Saturday, April 08, 2006

Best Sentence #29

So, another weird habit I've picked up while "writing"* 12 - 16 hours a day: Playing "Bad Day" on my cell phone. That's the song American Idol plays when a contestant gets voted off. You know how it goes: "You had a bad day... you're waiting in line just to get the bad news... you had a bad day..." I don't know why, but it makes me feel better. Of course, every day is a bad day until I get this damn thing done.

Best sentence:

Not all experimental efforts in this space push us in the same direction, despite a pronounced tendency in the field to treat each and every “pervasive game” or “ubicomp game” or “ubiquitous game” as just one more step toward liberating digital games from the computer monitor or the television screen.

*(where writing is often actually just staring at the screen thinking, or hunting the Web for just one more paper in the ACM digital library or one more damning design statement that will help me put the final nail in the coffin of the "unified" pervasive game design space.)

Friday, April 07, 2006

Best Sentence #28

What might we come to understand about the state of networked play at the turn of the 21st century by using the terms more intentionally—for example, to distinguish between projects that strive to create persistent, always already gaming infrastructures (what we could more carefully call “ubiquitous” games) and projects that aim to construct more mobile, intermittent infrastructures, emphasizing the active, and frequently disruptive, transition to gameplay (“pervasive”games)?

Thursday, April 06, 2006

Best Sentence #27

Like the merged fields of ubiquitous and pervasive computing, both theorists and practitioners interested in the rapid expansion of real-world platforms and everyday contexts for play have taken to using the terms pervasive gaming and ubiquitous or ubiquitous computer gaming interchangeably.

Wednesday, April 05, 2006

Best Sentence #26

Yes! This is really a sentence from my dissertation!

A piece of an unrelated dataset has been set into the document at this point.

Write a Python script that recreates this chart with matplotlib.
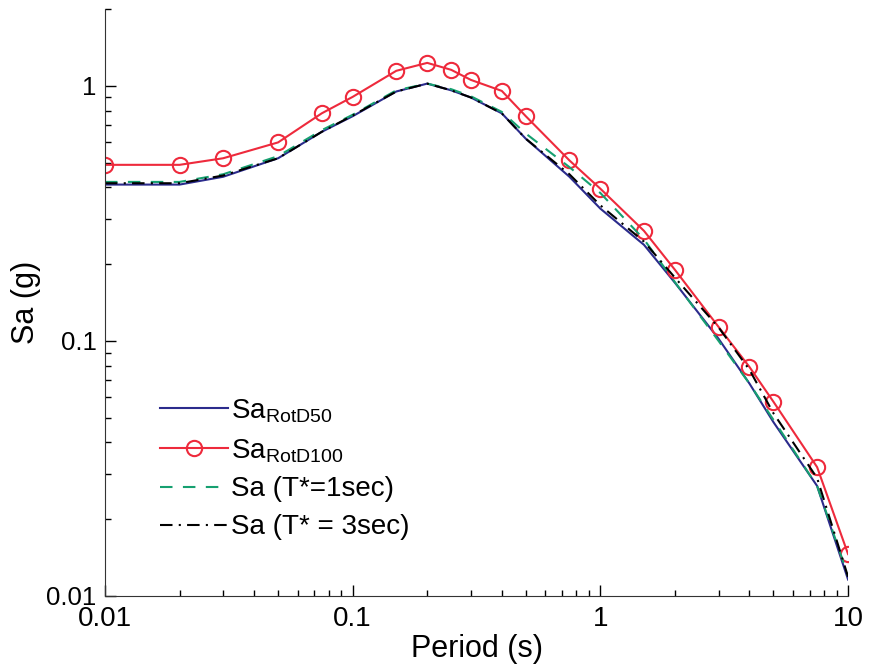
import matplotlib
matplotlib.use("Agg")
import matplotlib.pyplot as plt
from matplotlib.ticker import FixedLocator, FixedFormatter, LogLocator, NullFormatter

plt.rcParams["font.family"] = ["Liberation Sans", "DejaVu Sans"]
plt.rcParams["mathtext.fontset"] = "custom"
plt.rcParams["mathtext.rm"] = "Liberation Sans"

period = [0.01, 0.02, 0.03, 0.05, 0.075, 0.1, 0.15, 0.2, 0.25, 0.3, 0.4,
          0.5, 0.75, 1, 1.5, 2, 3, 4, 5, 7.5, 10]

sa_rotd50 = [0.41, 0.41, 0.44, 0.52, 0.66, 0.76, 0.95, 1.02, 0.96, 0.90, 0.78,
             0.62, 0.44, 0.33, 0.238, 0.169, 0.102, 0.068, 0.048, 0.027, 0.0116]
sa_rotd100 = [0.49, 0.49, 0.52, 0.60, 0.78, 0.905, 1.145, 1.23, 1.155, 1.055, 0.955,
              0.76, 0.51, 0.395, 0.27, 0.19, 0.1135, 0.079, 0.0577, 0.032, 0.0146]
sa_t1 = [0.42, 0.42, 0.45, 0.53, 0.67, 0.77, 0.96, 1.02, 0.97, 0.91, 0.79,
         0.65, 0.48, 0.38, 0.25, 0.17, 0.10, 0.068, 0.049, 0.027, 0.012]
sa_t3 = [0.415, 0.415, 0.445, 0.52, 0.66, 0.765, 0.95, 1.02, 0.96, 0.90, 0.78,
         0.62, 0.45, 0.34, 0.245, 0.177, 0.113, 0.077, 0.052, 0.029, 0.0119]

fig = plt.figure(figsize=(8.77, 6.68), dpi=100)
ax = fig.add_axes([0.1197, 0.1078, 0.967 - 0.1197, 0.9865 - 0.1078])

ax.plot(period, sa_rotd50, color="#2b2b8c", lw=1.5, label=r"Sa$_{\mathrm{RotD50}}$")
ax.plot(period, sa_rotd100, color="#ee2a3c", lw=1.5, marker="o", ms=11,
        mfc="none", mec="#ee2a3c", mew=1.5, label=r"Sa$_{\mathrm{RotD100}}$")
ax.plot(period, sa_t1, color="#16a070", lw=1.5, ls=(0, (6, 5)), label="Sa (T*=1sec)")
ax.plot(period, sa_t3, color="black", lw=1.5, ls=(0, (6, 3, 1, 3)), label="Sa (T* = 3sec)")

ax.set_xscale("log")
ax.set_yscale("log")
ax.set_xlim(0.01, 10)
ax.set_ylim(0.01, 2.0)

ax.xaxis.set_major_locator(FixedLocator([0.01, 0.1, 1, 10]))
ax.xaxis.set_major_formatter(FixedFormatter(["0.01", "0.1", "1", "10"]))
ax.yaxis.set_major_locator(FixedLocator([0.01, 0.1, 1]))
ax.yaxis.set_major_formatter(FixedFormatter(["0.01", "0.1", "1"]))
for axis in (ax.xaxis, ax.yaxis):
    axis.set_minor_locator(LogLocator(base=10, subs=range(2, 10), numticks=20))
    axis.set_minor_formatter(NullFormatter())

ax.tick_params(which="major", direction="in", length=8, width=1)
ax.tick_params(axis="x", which="major", labelsize=20, pad=7)
ax.tick_params(axis="y", which="major", labelsize=18.5, pad=6)
ax.tick_params(which="minor", direction="in", length=4, width=1)
ax.spines["top"].set_visible(False)
ax.spines["right"].set_visible(False)
ax.spines["left"].set_color("#333333")
ax.spines["bottom"].set_color("#333333")

ax.set_xlabel("Period (s)", fontsize=22, labelpad=2)
ax.set_ylabel("Sa (g)", fontsize=22, labelpad=4)

ax.legend(loc="upper left", bbox_to_anchor=(160 / 877, 1 - 397 / 668),
          bbox_transform=fig.transFigure, frameon=False, fontsize=20,
          handlelength=2.45, handletextpad=0.1, labelspacing=0.43,
          borderpad=0, borderaxespad=0)

fig.savefig("out.png", dpi=100)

Are they allowed to wear roller-skates to go faster?

big news

I am officially on leave of absence from 42 Entertainment to work full-time on my dissertation. I hope to file in July.

Tuesday, April 04, 2006

Best Sentence #25

oh! OH! OH! My favorite sentence of the day so far jumped out at me because of a recent frustrating email correspondence with someone who suggested that bystanders might be offended by observing gameplay in atypical settings. I didn't realize until I wrote about someone else's game in which the spectacle of the game was given more attention than the direct experience of the game how messed up (pardon my informality) that is. Why should someone's viewing of an experience carry more weight than the actual experience itself? That is to say, who is (or should be) more deeply affected by design-- the onlookers or the participants?

Here, the impact of the game on those who saw it is privileged above the impact of the game on those who played it.

Monday, April 03, 2006

Best Sentence #24

I know this is completely weird, but when I'm having a relatively good day of writing (note that mild panic and existential Ph.D. nausea can still be found even on "good day"), I keep hearing the voiceof Project Runway's Tim Gunn's: "Make it work, make it work." I start thinking about my Word document as a garment that I have to keep hemming, seaming, tucking, bedazzling. When I can get to that place of make it work, make it work, I know I will make some progress that day.

So the good news is that at only 10:51 AM, I am already hearing Tim Gunn's voice...

But it also suggests the blind spots of socio-technological critique made through the medium of a big, urban game.

Sunday, April 02, 2006

Best Sentence #23

Oh my god, my brain is like a giant tangled thread hopelessly knotted. Working it out.... working it out...

Do we need embedded computers to make everyday objects and more interactive ?

In other words, do novel affordances need to be hard-wired?

Saturday, April 01, 2006

Best Sentence #22

Since the chest pain is no longer excruciating, it's back to writing I go. Days lost: 5. And may I mention that dissertation writing still qualifies as more painful than broken ribs?

The best sentence of the admittedly sparse evening of writing (just 1 page):

How does the percentage of people who engaged with B.U.G. the situation compare with the percentage who people who engaged with B.U.G. the spectacle?